Ryerson’s varsity teams may bear the brunt of the funding crunch. The hockey and soccer teams both play at facilities about 40 minutes away from campus. Also, with Kerr Hall Gym often booked for other events, teams find it hard to find practice time. “We practise less than any other team that we play against,” Dubois said.

Finding practice hours is especially difficult for part-time coaches. With the limited funding, only four coaches at Ryerson are full time. Last year, Dubois hired Glenn Taylor as the men’s basketball team’s full-time head coach and this season, Dubois poached York University’s championship coach, Graham Wise, to head the hockey team. Both are making strides in improving their programs, with Wise bringing in top recruits and Taylor’s team missing the playoffs by a single win. Employing a full-time coach in hockey, basketball and volleyball — for both men’s and women’s teams — was one of the keys to Dubois’ vision for the future.

Dubois was also looking to partner with the city to build a sports facility. While the varsity teams would have priority for practising, the facility would also be available to the general community. “(The students) need it on site, their time is limited. When they have the two hours, they don’t want to spend a half hour walking,” he said.

At York University, the school has built several on- campus facilities for student use. Patricia Murray, York’s athletic director, agrees that expanding athletics on campus is tricky business, but says it has to be done. Like Dubois’ plan, Murray said that the key is to partner with different private organizations or the city. She points to York’s strategy in 1996, when the school partnered with a private company to build one of Toronto’s largest arenas, or when the city helped foot the bill for a new track centre. In 2004, the $45 million Rexall Centre was built on campus at York. The state-of-the-art tennis facility features a stadium with a seating capacity of 12,500.

“Those kinds of things have been ways we’ve tried to add facilities,” Murray said. “You have to be creative in finding ways to build sport and recreation facilities.”
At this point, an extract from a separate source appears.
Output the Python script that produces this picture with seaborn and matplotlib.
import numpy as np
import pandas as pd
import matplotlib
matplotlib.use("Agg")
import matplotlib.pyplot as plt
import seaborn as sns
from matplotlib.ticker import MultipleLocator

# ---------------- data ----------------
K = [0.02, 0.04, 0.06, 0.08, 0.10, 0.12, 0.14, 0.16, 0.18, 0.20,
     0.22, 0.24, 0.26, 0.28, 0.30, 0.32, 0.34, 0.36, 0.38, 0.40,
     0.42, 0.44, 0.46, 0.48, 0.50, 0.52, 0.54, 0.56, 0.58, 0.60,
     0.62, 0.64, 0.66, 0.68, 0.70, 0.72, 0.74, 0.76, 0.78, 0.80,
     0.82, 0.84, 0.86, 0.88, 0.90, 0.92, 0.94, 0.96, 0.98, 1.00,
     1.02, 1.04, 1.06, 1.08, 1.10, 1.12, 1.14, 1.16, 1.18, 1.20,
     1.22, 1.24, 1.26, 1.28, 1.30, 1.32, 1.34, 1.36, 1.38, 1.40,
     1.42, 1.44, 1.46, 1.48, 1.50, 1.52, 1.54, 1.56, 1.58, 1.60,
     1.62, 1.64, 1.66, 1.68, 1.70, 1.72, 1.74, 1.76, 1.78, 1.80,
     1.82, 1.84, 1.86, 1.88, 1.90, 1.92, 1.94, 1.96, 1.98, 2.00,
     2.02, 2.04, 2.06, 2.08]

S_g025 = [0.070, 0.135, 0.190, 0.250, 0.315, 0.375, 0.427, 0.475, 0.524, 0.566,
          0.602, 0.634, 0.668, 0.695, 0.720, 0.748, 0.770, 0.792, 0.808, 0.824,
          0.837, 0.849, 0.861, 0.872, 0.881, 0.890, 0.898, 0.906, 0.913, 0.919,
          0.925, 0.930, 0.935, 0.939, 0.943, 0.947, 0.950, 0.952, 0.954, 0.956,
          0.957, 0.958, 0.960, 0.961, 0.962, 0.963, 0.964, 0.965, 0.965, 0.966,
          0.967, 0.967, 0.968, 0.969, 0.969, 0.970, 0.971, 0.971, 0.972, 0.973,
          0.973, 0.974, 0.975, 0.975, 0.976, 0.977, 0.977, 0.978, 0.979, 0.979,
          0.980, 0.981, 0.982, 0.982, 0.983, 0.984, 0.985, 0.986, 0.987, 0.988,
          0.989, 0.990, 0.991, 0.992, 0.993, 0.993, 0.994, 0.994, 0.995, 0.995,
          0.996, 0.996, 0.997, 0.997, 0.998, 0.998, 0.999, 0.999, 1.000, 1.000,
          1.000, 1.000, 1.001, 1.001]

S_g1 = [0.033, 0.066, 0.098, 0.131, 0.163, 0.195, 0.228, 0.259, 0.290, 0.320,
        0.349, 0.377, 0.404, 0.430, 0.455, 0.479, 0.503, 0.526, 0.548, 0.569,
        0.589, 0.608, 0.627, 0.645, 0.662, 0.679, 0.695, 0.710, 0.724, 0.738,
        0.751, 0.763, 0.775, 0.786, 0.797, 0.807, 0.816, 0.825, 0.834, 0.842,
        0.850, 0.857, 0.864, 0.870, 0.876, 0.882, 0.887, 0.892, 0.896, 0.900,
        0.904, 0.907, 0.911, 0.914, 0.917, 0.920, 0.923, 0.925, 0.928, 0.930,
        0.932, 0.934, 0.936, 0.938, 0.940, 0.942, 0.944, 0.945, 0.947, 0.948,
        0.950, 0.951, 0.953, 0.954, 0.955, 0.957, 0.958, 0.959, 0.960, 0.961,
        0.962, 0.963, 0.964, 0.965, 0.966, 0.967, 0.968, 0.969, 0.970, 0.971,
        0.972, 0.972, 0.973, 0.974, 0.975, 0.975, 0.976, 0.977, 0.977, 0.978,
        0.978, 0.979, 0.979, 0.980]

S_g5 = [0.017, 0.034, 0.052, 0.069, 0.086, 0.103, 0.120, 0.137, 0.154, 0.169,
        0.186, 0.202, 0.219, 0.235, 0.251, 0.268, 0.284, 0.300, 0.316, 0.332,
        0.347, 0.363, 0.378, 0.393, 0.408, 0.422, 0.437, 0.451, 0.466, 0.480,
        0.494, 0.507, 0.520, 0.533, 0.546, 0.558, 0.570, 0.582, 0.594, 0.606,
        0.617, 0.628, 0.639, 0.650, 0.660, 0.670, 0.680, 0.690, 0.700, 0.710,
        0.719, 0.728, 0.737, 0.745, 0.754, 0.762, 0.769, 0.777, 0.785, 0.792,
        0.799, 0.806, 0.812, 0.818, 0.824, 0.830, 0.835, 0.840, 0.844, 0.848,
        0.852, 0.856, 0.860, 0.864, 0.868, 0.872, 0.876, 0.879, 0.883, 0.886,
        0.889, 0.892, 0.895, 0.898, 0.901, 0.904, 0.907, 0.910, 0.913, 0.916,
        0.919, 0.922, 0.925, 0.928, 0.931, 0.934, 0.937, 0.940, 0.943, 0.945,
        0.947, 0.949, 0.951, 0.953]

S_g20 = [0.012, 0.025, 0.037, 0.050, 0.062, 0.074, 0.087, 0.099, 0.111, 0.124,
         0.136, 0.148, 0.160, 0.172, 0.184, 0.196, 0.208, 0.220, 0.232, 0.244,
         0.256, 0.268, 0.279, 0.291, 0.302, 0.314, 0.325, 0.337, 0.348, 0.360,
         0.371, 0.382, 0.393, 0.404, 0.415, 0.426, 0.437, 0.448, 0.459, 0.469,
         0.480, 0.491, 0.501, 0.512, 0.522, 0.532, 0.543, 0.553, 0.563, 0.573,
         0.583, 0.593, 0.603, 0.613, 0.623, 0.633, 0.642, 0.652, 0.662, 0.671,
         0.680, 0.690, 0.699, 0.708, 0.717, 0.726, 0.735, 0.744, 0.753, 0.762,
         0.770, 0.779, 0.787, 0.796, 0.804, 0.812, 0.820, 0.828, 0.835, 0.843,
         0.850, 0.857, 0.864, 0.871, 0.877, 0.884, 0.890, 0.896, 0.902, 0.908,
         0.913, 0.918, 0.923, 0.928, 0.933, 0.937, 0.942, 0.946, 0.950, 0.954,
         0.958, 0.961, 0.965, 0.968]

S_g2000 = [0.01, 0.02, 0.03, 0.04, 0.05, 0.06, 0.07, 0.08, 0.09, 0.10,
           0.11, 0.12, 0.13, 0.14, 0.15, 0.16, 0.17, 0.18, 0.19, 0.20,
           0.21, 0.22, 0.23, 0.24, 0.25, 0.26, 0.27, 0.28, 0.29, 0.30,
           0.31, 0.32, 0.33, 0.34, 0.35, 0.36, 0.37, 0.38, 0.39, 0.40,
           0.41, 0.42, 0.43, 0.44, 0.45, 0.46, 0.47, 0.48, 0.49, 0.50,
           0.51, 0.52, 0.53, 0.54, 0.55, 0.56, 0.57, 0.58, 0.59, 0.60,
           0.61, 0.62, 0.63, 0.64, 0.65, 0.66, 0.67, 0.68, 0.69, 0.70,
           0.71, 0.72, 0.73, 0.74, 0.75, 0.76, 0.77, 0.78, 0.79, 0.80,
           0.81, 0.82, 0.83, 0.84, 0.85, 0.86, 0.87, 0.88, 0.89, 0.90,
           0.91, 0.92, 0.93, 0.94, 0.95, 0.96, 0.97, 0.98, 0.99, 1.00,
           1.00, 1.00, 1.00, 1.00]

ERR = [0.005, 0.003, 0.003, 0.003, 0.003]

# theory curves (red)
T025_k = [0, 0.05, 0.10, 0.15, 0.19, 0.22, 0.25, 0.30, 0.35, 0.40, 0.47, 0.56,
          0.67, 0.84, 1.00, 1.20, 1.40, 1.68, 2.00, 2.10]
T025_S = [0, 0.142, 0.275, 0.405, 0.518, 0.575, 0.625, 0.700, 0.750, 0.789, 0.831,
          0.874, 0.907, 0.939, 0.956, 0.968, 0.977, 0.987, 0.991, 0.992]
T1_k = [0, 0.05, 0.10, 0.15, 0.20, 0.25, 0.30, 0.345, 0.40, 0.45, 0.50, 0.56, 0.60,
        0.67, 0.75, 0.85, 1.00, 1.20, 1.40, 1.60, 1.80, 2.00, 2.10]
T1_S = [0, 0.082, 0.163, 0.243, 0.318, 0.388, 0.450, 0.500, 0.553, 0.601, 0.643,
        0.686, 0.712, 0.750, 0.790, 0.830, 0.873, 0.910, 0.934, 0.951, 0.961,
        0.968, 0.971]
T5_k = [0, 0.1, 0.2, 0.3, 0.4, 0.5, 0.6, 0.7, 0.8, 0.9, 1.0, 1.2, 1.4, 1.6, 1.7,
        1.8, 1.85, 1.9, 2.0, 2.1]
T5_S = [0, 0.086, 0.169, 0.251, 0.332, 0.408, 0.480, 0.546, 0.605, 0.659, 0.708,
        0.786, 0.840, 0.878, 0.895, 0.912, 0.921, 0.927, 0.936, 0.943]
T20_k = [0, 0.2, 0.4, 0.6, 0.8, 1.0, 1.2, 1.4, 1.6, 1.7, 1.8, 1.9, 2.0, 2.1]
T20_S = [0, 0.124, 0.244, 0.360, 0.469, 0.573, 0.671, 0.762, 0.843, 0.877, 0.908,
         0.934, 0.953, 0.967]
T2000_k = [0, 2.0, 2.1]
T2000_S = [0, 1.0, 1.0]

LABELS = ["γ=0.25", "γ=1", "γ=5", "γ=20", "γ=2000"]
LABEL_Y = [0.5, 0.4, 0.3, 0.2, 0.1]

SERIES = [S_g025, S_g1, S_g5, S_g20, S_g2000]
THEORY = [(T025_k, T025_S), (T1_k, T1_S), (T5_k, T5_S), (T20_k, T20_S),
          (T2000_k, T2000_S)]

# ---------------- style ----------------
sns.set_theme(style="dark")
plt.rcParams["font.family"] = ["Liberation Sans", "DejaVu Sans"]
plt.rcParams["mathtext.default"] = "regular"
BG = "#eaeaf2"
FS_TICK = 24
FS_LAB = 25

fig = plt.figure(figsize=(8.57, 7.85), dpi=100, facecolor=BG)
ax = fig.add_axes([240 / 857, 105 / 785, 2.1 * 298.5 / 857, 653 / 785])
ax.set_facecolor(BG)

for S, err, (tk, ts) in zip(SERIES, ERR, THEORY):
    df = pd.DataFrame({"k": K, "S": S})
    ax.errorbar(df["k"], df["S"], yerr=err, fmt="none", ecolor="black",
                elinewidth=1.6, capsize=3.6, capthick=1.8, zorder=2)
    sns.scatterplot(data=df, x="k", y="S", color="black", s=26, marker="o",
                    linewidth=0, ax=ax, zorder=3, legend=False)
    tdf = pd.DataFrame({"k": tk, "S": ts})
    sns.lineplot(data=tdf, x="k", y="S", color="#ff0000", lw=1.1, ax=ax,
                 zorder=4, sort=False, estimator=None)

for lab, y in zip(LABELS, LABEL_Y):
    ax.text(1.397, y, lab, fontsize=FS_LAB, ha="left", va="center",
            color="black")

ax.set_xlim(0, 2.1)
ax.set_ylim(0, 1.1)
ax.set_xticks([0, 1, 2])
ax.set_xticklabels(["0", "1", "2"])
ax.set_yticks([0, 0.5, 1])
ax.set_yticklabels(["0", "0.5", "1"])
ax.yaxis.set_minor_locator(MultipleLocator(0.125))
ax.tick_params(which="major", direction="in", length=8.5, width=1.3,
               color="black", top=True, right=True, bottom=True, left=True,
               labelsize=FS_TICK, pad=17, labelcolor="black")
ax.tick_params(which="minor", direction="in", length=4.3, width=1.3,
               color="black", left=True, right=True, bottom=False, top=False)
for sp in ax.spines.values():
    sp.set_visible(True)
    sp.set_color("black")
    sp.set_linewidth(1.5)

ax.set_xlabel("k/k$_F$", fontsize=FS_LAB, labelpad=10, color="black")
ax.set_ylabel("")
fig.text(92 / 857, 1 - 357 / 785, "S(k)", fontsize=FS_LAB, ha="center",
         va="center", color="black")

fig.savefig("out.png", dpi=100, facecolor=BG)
Though Ryerson doesn’t have the space York does, Robin Campbell, the executive director of advancement at the University of Toronto, says that a lack of space shouldn’t hinder a school from growing. Campbell has been active in the campaign to build the newly constructed Varsity Centre, which opened in February. Instead of looking for room in the crowded downtown core, the university built the new centre on top of the old Varsity Stadium. The new facility features a 5,000 seat stadium, and artificial turf field, with a dome to allow year-round use. Campbell believes that since Ryerson is gridlocked, it needs to be creative. “(Ryerson is) in the worst scenario in that you’re trying to do it now,” Campbell said. “Ryerson has had a very small site but are buying up buildings, so it may be that you have to buy up an old building.”

Like Ryerson, Campbell said U of T administration lost a student referendum in 2001, which proposed to increase tuition by about $70. Other attempts to raise money included condo developments, putting residences on the site and even sharing the location with the Toronto Argonauts.

The university is now funding the $61.7 million Varsity Centre with privately raised money. The new facility hasn’t solved all of the school’s problems though, Campbell said. The soccer and football teams now have to compete for practice time on the new field, leaving similar problems to the ones it had before construction began.

“What changed? We built this nice new stadium, put a nice new surface in there, nothing changes. They don’t get any better practice time than they had before,” Campbell said.

Just as the clock struck midnight too early on another Cinderella season for the men’s volleyball team, so too did it for Dubois’ dream. After being told of the news, he left to collect his thoughts without clearing his locker, but is still trying to stay positive.

“I’m the one that has to take responsibility. I’m the one that’s in charge,” Dubois said. “This is life. This is the business world. It’s not a slap on me. I am who I am and I did the best job I can.”